• [Source data]:
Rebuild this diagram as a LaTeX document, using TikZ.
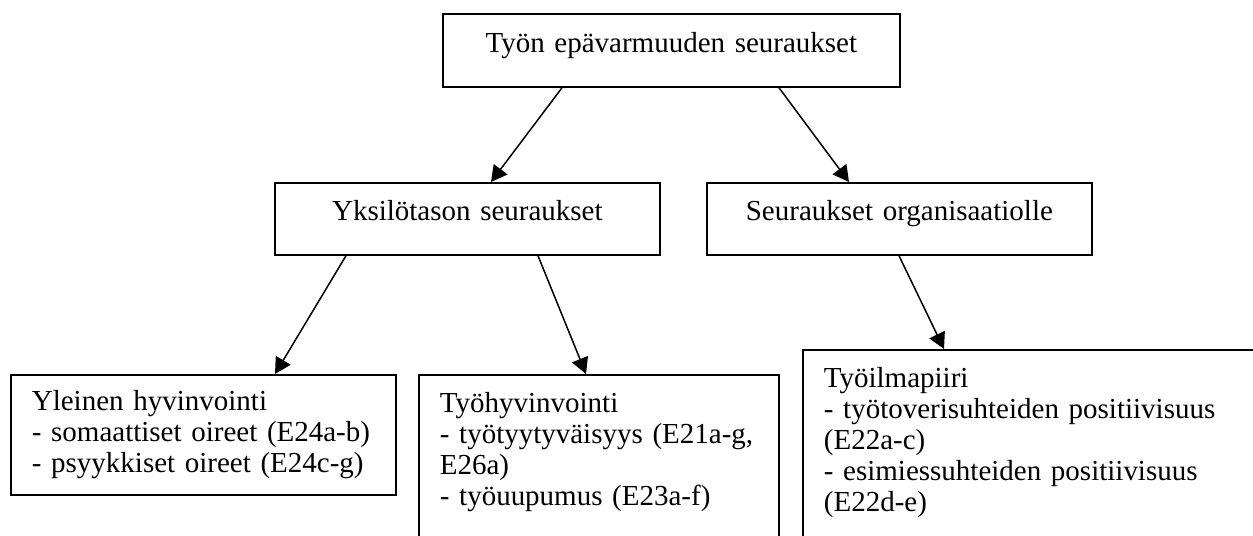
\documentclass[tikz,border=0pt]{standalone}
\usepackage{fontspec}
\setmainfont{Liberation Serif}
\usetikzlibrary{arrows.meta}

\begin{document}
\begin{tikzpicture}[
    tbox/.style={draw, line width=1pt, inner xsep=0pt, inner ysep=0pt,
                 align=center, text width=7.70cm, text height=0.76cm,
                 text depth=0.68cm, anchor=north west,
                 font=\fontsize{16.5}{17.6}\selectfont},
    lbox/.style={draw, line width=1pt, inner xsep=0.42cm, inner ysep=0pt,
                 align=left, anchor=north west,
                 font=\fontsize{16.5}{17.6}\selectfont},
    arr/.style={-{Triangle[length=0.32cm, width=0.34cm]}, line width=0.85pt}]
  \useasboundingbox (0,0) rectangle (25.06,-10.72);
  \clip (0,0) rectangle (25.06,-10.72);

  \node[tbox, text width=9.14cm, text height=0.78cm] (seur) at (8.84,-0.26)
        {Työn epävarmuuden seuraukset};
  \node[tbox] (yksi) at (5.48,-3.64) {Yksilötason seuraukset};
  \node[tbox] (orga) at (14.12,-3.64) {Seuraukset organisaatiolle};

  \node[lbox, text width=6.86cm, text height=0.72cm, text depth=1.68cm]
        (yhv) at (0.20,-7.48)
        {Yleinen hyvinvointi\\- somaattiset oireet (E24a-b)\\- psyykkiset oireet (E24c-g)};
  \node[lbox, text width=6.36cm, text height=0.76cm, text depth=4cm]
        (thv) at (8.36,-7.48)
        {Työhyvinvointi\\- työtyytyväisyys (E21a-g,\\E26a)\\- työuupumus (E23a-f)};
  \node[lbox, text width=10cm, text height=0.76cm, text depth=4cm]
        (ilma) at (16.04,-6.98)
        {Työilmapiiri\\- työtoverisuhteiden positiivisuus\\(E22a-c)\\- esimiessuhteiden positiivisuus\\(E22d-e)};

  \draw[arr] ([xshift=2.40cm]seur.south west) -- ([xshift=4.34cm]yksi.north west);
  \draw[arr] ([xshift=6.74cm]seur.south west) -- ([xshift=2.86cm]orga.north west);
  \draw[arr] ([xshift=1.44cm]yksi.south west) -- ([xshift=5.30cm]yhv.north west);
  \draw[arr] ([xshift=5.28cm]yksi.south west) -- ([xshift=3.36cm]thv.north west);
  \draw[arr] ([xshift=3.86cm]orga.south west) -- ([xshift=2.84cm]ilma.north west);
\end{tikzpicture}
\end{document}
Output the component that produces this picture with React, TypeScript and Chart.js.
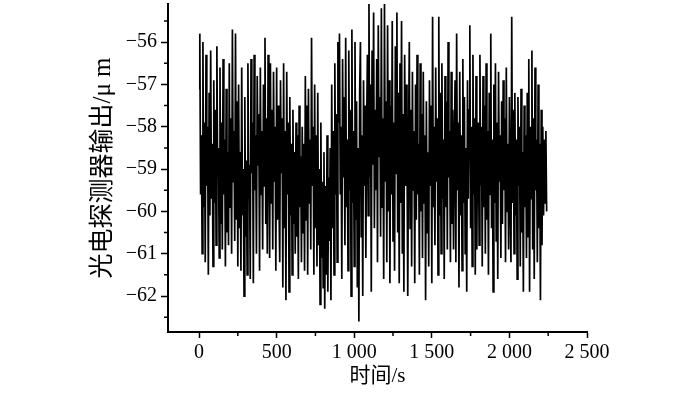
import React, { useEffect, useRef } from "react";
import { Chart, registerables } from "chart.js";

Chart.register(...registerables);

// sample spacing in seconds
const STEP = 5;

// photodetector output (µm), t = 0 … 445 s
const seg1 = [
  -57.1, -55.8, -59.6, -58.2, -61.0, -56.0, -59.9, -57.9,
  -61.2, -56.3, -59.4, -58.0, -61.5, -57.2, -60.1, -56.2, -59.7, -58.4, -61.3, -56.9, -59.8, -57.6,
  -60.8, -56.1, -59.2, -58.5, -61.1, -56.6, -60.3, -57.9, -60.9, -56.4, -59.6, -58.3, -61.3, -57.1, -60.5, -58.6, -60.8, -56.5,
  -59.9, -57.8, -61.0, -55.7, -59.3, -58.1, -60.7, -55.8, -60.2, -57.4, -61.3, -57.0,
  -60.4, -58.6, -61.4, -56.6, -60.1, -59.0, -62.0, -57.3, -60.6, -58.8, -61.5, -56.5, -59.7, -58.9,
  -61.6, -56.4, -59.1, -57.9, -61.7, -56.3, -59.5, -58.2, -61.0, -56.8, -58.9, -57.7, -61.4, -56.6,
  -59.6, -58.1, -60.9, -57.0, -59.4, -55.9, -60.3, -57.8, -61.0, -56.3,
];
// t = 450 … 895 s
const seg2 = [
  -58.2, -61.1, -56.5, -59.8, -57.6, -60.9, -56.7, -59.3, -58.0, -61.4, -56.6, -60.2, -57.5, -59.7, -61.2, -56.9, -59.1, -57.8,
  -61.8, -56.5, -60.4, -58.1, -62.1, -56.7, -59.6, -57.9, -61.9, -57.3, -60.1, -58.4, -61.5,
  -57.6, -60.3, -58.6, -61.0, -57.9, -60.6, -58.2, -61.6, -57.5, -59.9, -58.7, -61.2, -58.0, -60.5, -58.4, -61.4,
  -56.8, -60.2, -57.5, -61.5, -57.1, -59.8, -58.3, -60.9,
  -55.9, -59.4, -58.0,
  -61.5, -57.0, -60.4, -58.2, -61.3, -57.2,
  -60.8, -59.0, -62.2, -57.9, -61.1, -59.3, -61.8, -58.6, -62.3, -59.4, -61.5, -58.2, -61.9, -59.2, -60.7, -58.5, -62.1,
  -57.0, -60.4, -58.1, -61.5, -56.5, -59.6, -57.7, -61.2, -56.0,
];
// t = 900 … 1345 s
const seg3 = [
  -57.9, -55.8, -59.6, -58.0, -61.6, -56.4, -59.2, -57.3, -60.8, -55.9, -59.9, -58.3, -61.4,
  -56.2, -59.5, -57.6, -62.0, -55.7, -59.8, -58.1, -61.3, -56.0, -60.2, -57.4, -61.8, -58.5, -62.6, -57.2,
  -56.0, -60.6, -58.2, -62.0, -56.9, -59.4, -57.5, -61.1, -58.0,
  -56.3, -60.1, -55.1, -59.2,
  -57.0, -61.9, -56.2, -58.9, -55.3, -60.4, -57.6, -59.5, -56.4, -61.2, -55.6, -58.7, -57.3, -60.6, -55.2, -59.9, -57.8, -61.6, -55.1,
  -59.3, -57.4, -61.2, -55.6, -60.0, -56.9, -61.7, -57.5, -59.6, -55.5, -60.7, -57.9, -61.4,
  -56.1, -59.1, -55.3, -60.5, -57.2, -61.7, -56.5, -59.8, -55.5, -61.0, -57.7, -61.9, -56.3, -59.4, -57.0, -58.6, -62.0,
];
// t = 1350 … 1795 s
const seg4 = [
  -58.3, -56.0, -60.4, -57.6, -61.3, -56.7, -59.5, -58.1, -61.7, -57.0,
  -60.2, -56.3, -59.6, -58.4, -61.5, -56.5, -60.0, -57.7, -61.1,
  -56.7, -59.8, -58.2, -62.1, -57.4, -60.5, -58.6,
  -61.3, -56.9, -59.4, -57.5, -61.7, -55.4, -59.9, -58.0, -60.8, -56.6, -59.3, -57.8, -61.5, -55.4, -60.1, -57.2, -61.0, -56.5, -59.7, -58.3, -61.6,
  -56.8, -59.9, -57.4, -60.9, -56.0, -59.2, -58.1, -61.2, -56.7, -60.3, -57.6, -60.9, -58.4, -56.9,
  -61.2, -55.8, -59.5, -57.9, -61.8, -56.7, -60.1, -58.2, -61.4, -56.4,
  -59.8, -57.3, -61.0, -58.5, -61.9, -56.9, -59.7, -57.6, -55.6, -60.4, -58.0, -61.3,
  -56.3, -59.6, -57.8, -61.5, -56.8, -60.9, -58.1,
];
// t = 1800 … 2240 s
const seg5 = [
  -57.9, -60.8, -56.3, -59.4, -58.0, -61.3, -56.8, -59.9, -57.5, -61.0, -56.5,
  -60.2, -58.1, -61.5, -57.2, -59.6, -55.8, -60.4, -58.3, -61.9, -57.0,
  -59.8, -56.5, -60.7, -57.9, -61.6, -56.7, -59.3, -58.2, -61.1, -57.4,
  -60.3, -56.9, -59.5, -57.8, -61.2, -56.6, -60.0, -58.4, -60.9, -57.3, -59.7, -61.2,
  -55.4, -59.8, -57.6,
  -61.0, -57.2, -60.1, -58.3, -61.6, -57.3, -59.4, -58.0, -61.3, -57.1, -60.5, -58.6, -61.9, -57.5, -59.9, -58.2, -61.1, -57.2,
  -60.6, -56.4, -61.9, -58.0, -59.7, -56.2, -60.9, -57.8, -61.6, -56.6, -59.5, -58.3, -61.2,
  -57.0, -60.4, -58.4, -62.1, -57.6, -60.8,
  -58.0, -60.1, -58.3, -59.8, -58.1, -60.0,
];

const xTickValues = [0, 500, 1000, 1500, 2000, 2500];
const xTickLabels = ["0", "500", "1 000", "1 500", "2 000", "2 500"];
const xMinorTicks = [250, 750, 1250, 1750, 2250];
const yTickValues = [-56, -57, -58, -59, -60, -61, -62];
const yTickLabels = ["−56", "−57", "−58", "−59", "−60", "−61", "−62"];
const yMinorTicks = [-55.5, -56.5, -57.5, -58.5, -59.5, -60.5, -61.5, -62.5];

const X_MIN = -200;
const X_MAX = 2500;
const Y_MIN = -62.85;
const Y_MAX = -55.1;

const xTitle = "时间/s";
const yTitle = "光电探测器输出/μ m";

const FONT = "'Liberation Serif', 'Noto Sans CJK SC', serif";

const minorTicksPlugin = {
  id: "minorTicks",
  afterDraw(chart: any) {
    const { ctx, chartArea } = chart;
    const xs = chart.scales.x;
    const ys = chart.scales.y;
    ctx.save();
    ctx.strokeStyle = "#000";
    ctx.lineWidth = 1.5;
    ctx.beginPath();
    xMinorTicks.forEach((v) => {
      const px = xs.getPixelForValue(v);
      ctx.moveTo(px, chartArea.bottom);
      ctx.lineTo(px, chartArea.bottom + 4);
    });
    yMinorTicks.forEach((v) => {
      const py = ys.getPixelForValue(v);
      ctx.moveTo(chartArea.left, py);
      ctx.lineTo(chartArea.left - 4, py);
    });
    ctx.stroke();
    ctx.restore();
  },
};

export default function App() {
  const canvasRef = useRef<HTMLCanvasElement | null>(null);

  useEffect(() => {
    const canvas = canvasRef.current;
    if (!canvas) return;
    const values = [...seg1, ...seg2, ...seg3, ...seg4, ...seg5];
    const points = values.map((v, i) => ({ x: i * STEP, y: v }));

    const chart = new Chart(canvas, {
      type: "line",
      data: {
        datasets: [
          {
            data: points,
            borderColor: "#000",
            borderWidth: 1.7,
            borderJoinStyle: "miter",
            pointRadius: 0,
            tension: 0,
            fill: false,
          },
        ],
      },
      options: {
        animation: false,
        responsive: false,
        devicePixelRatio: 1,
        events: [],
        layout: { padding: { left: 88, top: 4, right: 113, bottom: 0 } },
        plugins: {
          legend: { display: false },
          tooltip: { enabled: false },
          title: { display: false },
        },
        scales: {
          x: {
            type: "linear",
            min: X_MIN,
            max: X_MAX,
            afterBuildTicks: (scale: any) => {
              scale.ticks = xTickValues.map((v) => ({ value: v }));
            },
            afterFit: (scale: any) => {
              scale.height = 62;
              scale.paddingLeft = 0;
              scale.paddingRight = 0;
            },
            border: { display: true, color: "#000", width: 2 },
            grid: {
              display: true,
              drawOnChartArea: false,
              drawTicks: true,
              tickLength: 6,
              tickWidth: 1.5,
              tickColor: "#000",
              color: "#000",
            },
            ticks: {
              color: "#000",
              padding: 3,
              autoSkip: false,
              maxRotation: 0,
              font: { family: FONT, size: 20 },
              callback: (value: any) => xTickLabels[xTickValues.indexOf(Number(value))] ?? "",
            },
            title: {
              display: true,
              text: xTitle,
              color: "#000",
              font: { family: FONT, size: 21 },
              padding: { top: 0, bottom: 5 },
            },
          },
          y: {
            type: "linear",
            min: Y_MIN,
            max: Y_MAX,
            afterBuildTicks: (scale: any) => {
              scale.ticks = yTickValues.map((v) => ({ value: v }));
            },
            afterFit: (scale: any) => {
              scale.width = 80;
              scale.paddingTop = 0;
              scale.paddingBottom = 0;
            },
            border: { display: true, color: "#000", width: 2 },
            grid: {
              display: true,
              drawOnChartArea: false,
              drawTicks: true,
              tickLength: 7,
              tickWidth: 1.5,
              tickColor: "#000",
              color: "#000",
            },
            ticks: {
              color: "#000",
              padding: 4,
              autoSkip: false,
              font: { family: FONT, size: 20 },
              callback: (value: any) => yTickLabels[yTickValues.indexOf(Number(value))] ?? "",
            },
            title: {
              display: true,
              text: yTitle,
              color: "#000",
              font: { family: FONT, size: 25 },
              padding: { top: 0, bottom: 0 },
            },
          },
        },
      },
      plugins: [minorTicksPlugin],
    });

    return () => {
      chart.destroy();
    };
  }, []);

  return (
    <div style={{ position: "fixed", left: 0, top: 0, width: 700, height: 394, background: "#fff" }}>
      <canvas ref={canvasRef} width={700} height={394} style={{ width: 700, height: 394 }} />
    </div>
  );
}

...

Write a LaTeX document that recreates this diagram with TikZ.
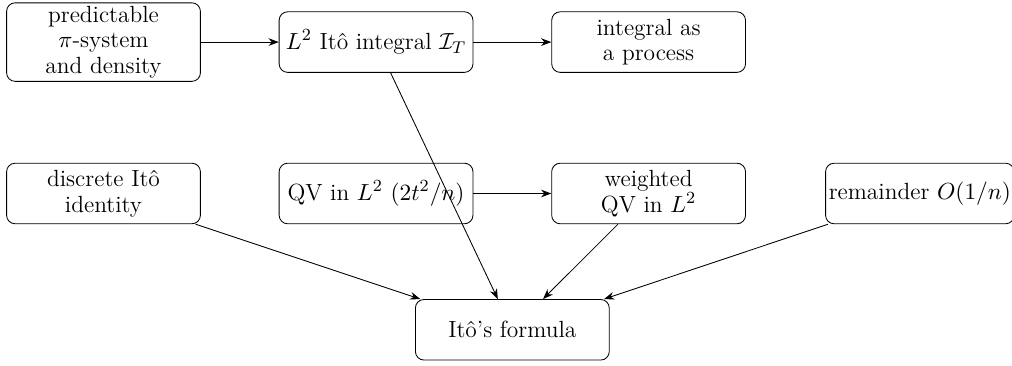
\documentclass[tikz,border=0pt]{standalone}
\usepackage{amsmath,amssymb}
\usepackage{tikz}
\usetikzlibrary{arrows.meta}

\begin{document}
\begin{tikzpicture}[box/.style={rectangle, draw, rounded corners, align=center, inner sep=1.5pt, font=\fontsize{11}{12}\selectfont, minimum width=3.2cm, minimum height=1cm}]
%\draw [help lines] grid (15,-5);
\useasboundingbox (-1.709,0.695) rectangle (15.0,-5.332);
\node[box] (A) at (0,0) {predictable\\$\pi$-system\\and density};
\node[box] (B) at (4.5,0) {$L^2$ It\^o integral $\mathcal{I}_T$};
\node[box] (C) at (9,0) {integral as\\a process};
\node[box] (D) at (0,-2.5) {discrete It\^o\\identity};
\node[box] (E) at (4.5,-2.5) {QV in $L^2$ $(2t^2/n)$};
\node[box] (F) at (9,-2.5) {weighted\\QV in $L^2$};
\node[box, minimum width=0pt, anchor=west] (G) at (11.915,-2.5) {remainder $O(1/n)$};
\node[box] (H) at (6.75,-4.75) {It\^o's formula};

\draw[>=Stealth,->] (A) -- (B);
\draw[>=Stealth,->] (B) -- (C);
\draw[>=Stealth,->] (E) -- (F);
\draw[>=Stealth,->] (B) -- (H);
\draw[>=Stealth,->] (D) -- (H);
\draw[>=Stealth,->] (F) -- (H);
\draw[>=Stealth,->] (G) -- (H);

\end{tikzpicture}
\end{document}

...

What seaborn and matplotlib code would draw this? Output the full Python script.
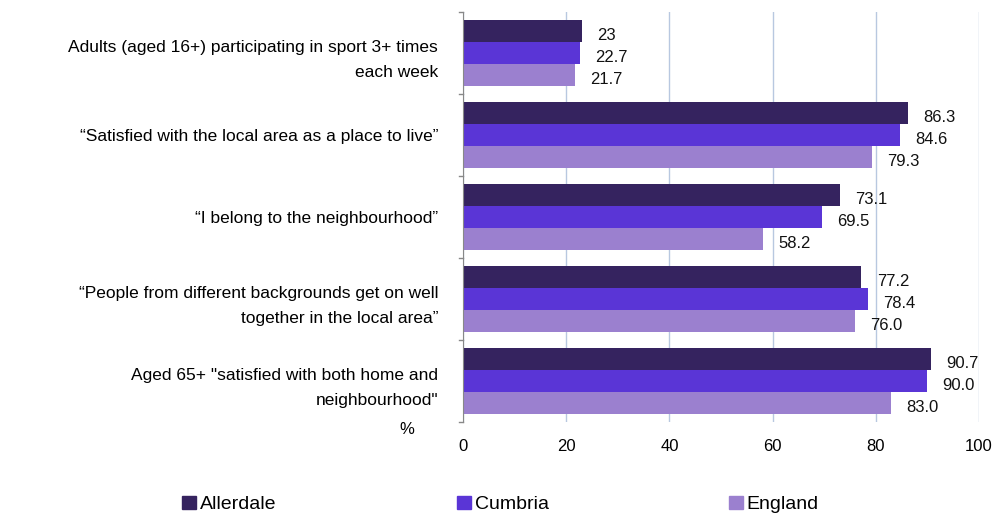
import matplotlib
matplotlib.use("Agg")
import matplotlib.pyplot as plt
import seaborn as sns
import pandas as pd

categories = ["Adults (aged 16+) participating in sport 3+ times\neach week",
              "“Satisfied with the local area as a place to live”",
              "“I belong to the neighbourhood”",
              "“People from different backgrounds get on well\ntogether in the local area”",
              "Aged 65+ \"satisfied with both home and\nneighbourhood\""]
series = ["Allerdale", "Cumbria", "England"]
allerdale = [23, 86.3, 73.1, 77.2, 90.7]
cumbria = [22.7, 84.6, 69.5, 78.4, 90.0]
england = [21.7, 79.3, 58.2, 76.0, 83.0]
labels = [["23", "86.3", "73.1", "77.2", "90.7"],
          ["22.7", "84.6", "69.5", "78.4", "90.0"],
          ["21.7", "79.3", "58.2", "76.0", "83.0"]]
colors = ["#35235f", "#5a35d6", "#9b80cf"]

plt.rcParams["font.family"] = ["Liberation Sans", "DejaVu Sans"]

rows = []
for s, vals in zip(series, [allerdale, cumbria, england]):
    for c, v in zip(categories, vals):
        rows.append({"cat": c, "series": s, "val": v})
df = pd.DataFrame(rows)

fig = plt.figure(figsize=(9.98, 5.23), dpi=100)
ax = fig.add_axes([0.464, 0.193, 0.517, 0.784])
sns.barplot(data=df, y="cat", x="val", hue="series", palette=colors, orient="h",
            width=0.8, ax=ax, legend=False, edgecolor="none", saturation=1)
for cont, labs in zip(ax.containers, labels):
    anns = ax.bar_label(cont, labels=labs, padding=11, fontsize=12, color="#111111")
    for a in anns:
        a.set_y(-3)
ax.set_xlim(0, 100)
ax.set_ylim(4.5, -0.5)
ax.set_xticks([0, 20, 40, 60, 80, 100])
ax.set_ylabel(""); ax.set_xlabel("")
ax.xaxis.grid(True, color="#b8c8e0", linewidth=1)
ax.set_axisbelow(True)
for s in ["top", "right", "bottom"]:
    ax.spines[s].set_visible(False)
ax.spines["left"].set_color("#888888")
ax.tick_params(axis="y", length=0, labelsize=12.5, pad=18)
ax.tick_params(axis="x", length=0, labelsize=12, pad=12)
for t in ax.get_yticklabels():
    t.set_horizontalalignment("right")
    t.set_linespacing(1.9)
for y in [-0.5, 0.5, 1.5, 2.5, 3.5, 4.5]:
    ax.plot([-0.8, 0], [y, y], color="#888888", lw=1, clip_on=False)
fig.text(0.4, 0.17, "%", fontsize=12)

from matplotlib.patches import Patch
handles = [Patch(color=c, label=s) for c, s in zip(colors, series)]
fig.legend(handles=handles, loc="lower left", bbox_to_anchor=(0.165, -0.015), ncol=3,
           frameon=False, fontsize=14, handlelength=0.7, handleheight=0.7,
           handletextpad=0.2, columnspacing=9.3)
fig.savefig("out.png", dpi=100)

• [Problem details]:
Identify the lines in the entries above that contain "LaTeX", then copy them out.

• [Reply]:
Rebuild this diagram as a LaTeX document, using TikZ.
Write a LaTeX document that recreates this diagram with TikZ.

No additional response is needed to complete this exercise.